The State Acting Commissioner of Education rejected the ALJ's Initial Decision. The Acting Commissioner concluded that the earliest petitioner could have asserted her claims of discrimination was sometime during May 2005, when she became aware that similarly situated staff members were being recalled to employment. The Acting Commissioner thus found that petitioner had filed her claims timely, and referred the matter back to the OAL for further proceedings.

Acting on the school district's appeal, the State Board of Education reversed the decision of the Acting Commissioner. After reviewing the record, the State Board concluded that at the time she received the school district's notice of non-renewal in April 2005, petitioner had available to her all of the information necessary to assert her claim of discrimination.
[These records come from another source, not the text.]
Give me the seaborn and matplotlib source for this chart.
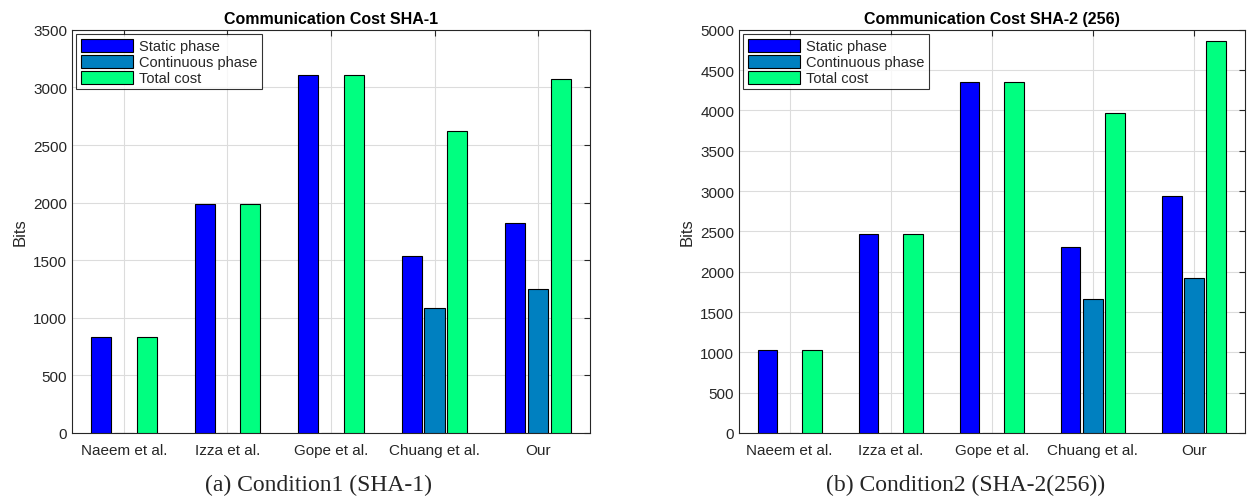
import pandas as pd
import matplotlib
matplotlib.use("Agg")
import matplotlib.pyplot as plt
import seaborn as sbn

schemes = ['Naeem et al.', 'Izza et al.', 'Gope et al.', 'Chuang et al.', 'Our']
phases = ['Static phase', 'Continuous phase', 'Total cost']

# SHA-1
sha1_static = [832, 1984, 3104, 1536, 1824]
sha1_continuous = [0, 0, 0, 1088, 1248]
sha1_total = [832, 1984, 3104, 2624, 3072]

# SHA-2 (256)
sha2_static = [1024, 2464, 4352, 2304, 2944]
sha2_continuous = [0, 0, 0, 1664, 1920]
sha2_total = [1024, 2464, 4352, 3968, 4864]

colors = ['#0000FF', '#0080C0', '#00FF80']


def to_long(static, cont, total):
    rows = []
    for name, vals in zip(phases, [static, cont, total]):
        for s, v in zip(schemes, vals):
            rows.append({'scheme': s, 'phase': name, 'bits': v})
    return pd.DataFrame(rows)


df1 = to_long(sha1_static, sha1_continuous, sha1_total)
df2 = to_long(sha2_static, sha2_continuous, sha2_total)

sbn.set_style('white')
plt.rcParams['font.family'] = ['Liberation Sans', 'DejaVu Sans']

fig = plt.figure(figsize=(12.49, 5.02), dpi=100)
ax1 = fig.add_axes([0.0576, 0.1355, 0.4147, 0.803])
ax2 = fig.add_axes([0.5917, 0.1355, 0.4047, 0.803])

for ax, df, title, ymax in [(ax1, df1, 'Communication Cost SHA-1', 3500),
                            (ax2, df2, 'Communication Cost SHA-2 (256)', 5000)]:
    sbn.barplot(data=df, x='scheme', y='bits', hue='phase', order=schemes, hue_order=phases,
                palette=colors, saturation=1, width=0.66, gap=0.12, edgecolor='black',
                linewidth=0.8, errorbar=None, ax=ax, zorder=3)
    ax.set_ylim(0, ymax)
    ax.set_xlim(-0.5, 4.5)
    ax.set_yticks(range(0, ymax + 1, 500))
    ax.set_xlabel('')
    ax.set_ylabel('Bits', fontsize=12, color='#262626')
    ax.set_title(title, fontsize=11.5, fontweight='bold', pad=5, color='black')
    ax.grid(True, color='#dcdcdc', linewidth=0.8, zorder=0)
    ax.set_axisbelow(True)
    ax.tick_params(direction='in', top=True, right=True, labelsize=11, length=4,
                   colors='#262626', labelcolor='#262626')
    ax.tick_params(axis='x', pad=7)
    for sp in ax.spines.values():
        sp.set_color('#262626')
        sp.set_linewidth(0.8)
    leg = ax.legend(loc='upper left', fontsize=10.5, frameon=True, fancybox=False,
                    edgecolor='black', handlelength=3.6, handleheight=1.0,
                    borderaxespad=0.3, labelspacing=0.1, handletextpad=0.4,
                    borderpad=0.3)
    leg.get_frame().set_linewidth(0.8)
    leg.set_title(None)

fig.text(0.255, 0.033, '(a) Condition1 (SHA-1)', ha='center', va='center',
         fontsize=17, family='Liberation Serif')
fig.text(0.773, 0.033, '(b) Condition2 (SHA-2(256))', ha='center', va='center',
         fontsize=17, family='Liberation Serif')

fig.savefig('out.png', dpi=100)
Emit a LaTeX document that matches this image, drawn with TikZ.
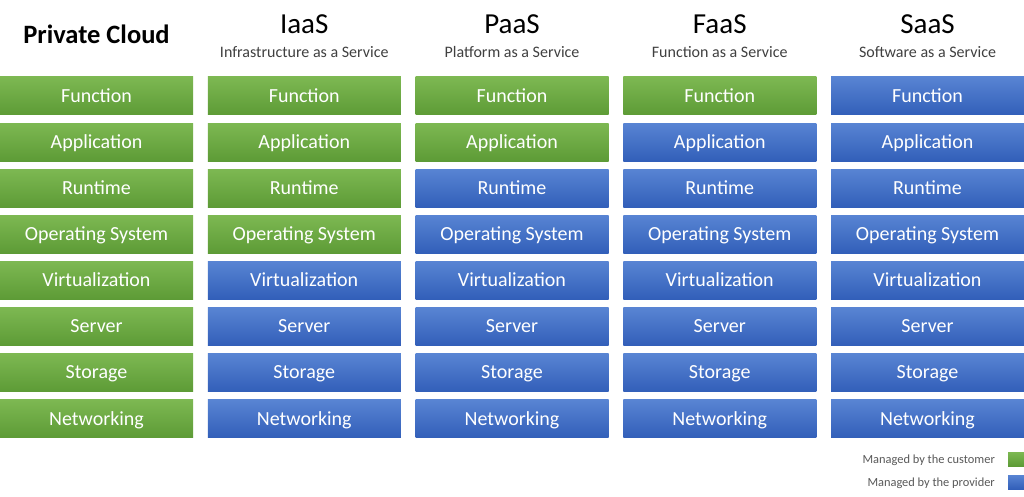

Specifically, petitioner had alleged in her petition that the principal of her school: (1) discriminated against her because she was an English as a Second Language (ESL) teacher; (2) was openly antagonistic to the goals and mission of the ESL program; (3) was hostile and discriminatory against petitioner because of her foreign accent, which denoted her national origin; and (4) engaged in conduct that evidenced age discrimination. The State Board found that all of this information was known to petitioner before she received the non-renewal notice in April 2005.

Relying on Kaprow v. Board of Education of Berkeley, 131 N.J. 572 (1993) and Burd v. New Jersey Telephone Co., 76 N.J. 284 (1978), and applying its own precedent in Eisenberg v. Board of Education of the Borough of Fort Lee, the State Board concluded that petitioner's claims were untimely. Based on these same facts, the State Board also did not find any grounds for relaxing the ninety-day filing period.

Our review of final actions taken by State administrative agencies is limited to determining whether there is sufficient competent evidence supporting the decision reached. State- Operated Sch. Dist. of Newark v. Gaines, 309 N.J. Super. 327, 331-32 (App. Div.), certif. denied, 156 N.J. 381 (1998). We do not conduct our own independent review of the evidence presented to the State agency. In re Taylor, 158 N.J. 644, 656 (1999) (quoting State v. Locurto, 157 N.J. 463, 471 (1991)). Thus, we are required to give great deference to the determinations of administrative agencies. In re Freshwater Wetlands Prot. Act Rules, 180 N.J. 478, 488-89 (2004).

Here, the record amply supports the State Board's findings. We thus affirm substantially for the reasons expressed by the State Board in its August 3, 2007 written decision.